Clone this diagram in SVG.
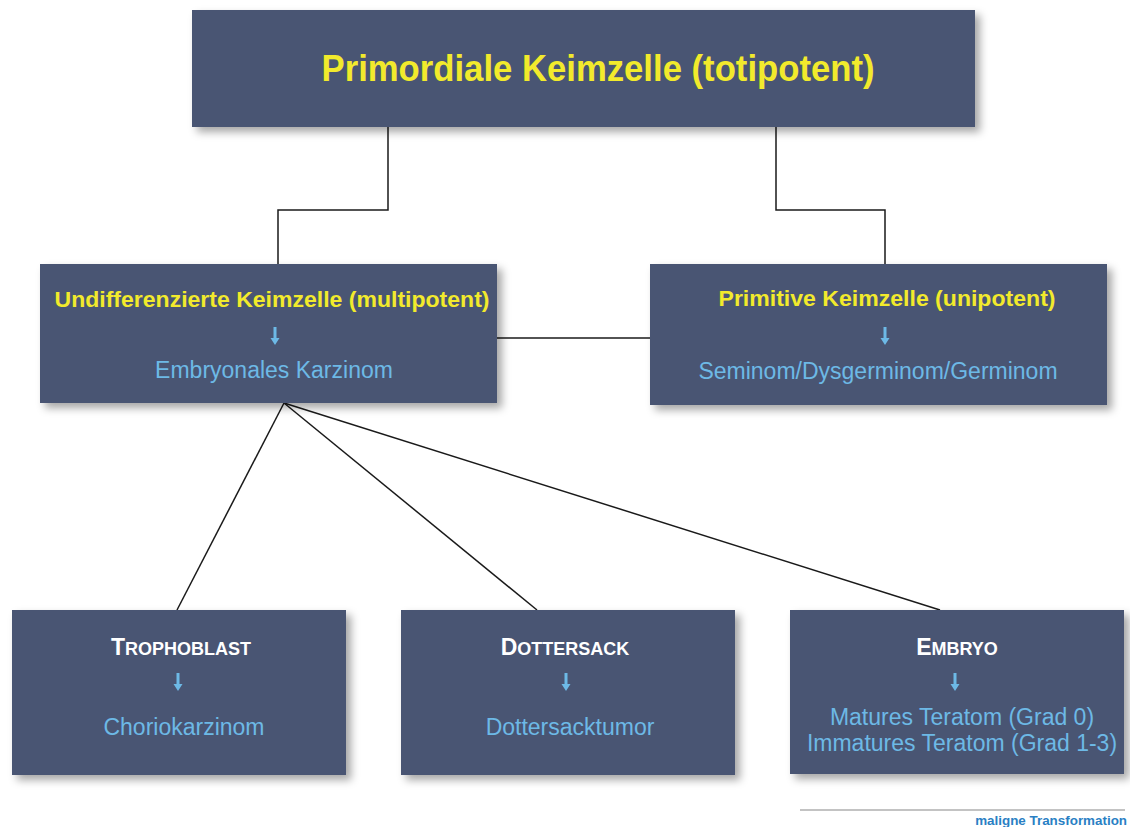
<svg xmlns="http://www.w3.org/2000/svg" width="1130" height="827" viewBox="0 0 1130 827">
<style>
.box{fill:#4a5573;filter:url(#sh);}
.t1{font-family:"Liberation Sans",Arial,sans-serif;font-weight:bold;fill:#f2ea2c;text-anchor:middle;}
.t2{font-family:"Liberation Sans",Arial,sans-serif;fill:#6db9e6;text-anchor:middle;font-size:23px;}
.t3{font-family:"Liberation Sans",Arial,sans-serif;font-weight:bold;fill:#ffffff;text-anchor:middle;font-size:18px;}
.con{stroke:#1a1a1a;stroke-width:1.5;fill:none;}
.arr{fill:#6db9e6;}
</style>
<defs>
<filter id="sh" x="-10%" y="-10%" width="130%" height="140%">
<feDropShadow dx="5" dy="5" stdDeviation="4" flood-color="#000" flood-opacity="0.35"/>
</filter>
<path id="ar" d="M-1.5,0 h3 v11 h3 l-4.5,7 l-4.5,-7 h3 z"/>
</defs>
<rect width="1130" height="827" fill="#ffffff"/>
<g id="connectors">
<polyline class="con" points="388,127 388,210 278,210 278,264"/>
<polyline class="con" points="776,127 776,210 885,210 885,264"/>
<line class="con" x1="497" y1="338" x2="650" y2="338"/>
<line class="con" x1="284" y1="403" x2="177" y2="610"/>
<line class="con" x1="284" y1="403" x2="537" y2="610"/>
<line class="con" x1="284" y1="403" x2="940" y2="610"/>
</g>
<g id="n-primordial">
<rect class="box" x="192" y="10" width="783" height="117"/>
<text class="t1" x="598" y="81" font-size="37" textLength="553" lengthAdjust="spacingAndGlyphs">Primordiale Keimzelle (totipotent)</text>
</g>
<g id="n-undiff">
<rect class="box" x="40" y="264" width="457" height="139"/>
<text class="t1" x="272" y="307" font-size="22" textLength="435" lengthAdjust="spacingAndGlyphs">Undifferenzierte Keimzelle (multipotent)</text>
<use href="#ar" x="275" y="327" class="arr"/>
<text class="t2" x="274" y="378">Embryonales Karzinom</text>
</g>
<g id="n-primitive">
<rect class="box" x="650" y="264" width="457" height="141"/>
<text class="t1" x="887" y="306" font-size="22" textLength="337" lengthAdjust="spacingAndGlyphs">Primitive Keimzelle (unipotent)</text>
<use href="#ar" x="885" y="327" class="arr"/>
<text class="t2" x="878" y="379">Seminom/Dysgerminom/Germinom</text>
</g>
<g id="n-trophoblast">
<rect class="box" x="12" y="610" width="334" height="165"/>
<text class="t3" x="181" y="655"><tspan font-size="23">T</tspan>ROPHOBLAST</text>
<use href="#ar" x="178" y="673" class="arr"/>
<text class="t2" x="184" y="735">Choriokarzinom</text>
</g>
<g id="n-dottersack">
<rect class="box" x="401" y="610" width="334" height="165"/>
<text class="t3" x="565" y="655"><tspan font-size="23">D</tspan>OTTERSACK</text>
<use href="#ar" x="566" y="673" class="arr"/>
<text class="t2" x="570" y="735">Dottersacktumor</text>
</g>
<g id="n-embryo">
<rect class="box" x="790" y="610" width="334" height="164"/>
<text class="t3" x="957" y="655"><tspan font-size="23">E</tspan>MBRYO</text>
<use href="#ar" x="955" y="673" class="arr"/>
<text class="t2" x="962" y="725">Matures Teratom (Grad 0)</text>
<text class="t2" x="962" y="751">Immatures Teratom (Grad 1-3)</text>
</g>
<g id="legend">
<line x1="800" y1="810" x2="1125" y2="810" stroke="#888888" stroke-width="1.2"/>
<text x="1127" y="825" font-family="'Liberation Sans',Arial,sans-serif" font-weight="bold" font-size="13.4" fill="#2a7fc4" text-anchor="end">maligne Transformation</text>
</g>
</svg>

▬▬▬

### The request
In this exercise, set down all of the data exactly, without the pictures.

### Expected answer
Clone this diagram in SVG.
<svg xmlns="http://www.w3.org/2000/svg" width="1130" height="827" viewBox="0 0 1130 827">
<style>
.box{fill:#4a5573;filter:url(#sh);}
.t1{font-family:"Liberation Sans",Arial,sans-serif;font-weight:bold;fill:#f2ea2c;text-anchor:middle;}
.t2{font-family:"Liberation Sans",Arial,sans-serif;fill:#6db9e6;text-anchor:middle;font-size:23px;}
.t3{font-family:"Liberation Sans",Arial,sans-serif;font-weight:bold;fill:#ffffff;text-anchor:middle;font-size:18px;}
.con{stroke:#1a1a1a;stroke-width:1.5;fill:none;}
.arr{fill:#6db9e6;}
</style>
<defs>
<filter id="sh" x="-10%" y="-10%" width="130%" height="140%">
<feDropShadow dx="5" dy="5" stdDeviation="4" flood-color="#000" flood-opacity="0.35"/>
</filter>
<path id="ar" d="M-1.5,0 h3 v11 h3 l-4.5,7 l-4.5,-7 h3 z"/>
</defs>
<rect width="1130" height="827" fill="#ffffff"/>
<g id="connectors">
<polyline class="con" points="388,127 388,210 278,210 278,264"/>
<polyline class="con" points="776,127 776,210 885,210 885,264"/>
<line class="con" x1="497" y1="338" x2="650" y2="338"/>
<line class="con" x1="284" y1="403" x2="177" y2="610"/>
<line class="con" x1="284" y1="403" x2="537" y2="610"/>
<line class="con" x1="284" y1="403" x2="940" y2="610"/>
</g>
<g id="n-primordial">
<rect class="box" x="192" y="10" width="783" height="117"/>
<text class="t1" x="598" y="81" font-size="37" textLength="553" lengthAdjust="spacingAndGlyphs">Primordiale Keimzelle (totipotent)</text>
</g>
<g id="n-undiff">
<rect class="box" x="40" y="264" width="457" height="139"/>
<text class="t1" x="272" y="307" font-size="22" textLength="435" lengthAdjust="spacingAndGlyphs">Undifferenzierte Keimzelle (multipotent)</text>
<use href="#ar" x="275" y="327" class="arr"/>
<text class="t2" x="274" y="378">Embryonales Karzinom</text>
</g>
<g id="n-primitive">
<rect class="box" x="650" y="264" width="457" height="141"/>
<text class="t1" x="887" y="306" font-size="22" textLength="337" lengthAdjust="spacingAndGlyphs">Primitive Keimzelle (unipotent)</text>
<use href="#ar" x="885" y="327" class="arr"/>
<text class="t2" x="878" y="379">Seminom/Dysgerminom/Germinom</text>
</g>
<g id="n-trophoblast">
<rect class="box" x="12" y="610" width="334" height="165"/>
<text class="t3" x="181" y="655"><tspan font-size="23">T</tspan>ROPHOBLAST</text>
<use href="#ar" x="178" y="673" class="arr"/>
<text class="t2" x="184" y="735">Choriokarzinom</text>
</g>
<g id="n-dottersack">
<rect class="box" x="401" y="610" width="334" height="165"/>
<text class="t3" x="565" y="655"><tspan font-size="23">D</tspan>OTTERSACK</text>
<use href="#ar" x="566" y="673" class="arr"/>
<text class="t2" x="570" y="735">Dottersacktumor</text>
</g>
<g id="n-embryo">
<rect class="box" x="790" y="610" width="334" height="164"/>
<text class="t3" x="957" y="655"><tspan font-size="23">E</tspan>MBRYO</text>
<use href="#ar" x="955" y="673" class="arr"/>
<text class="t2" x="962" y="725">Matures Teratom (Grad 0)</text>
<text class="t2" x="962" y="751">Immatures Teratom (Grad 1-3)</text>
</g>
<g id="legend">
<line x1="800" y1="810" x2="1125" y2="810" stroke="#888888" stroke-width="1.2"/>
<text x="1127" y="825" font-family="'Liberation Sans',Arial,sans-serif" font-weight="bold" font-size="13.4" fill="#2a7fc4" text-anchor="end">maligne Transformation</text>
</g>
</svg>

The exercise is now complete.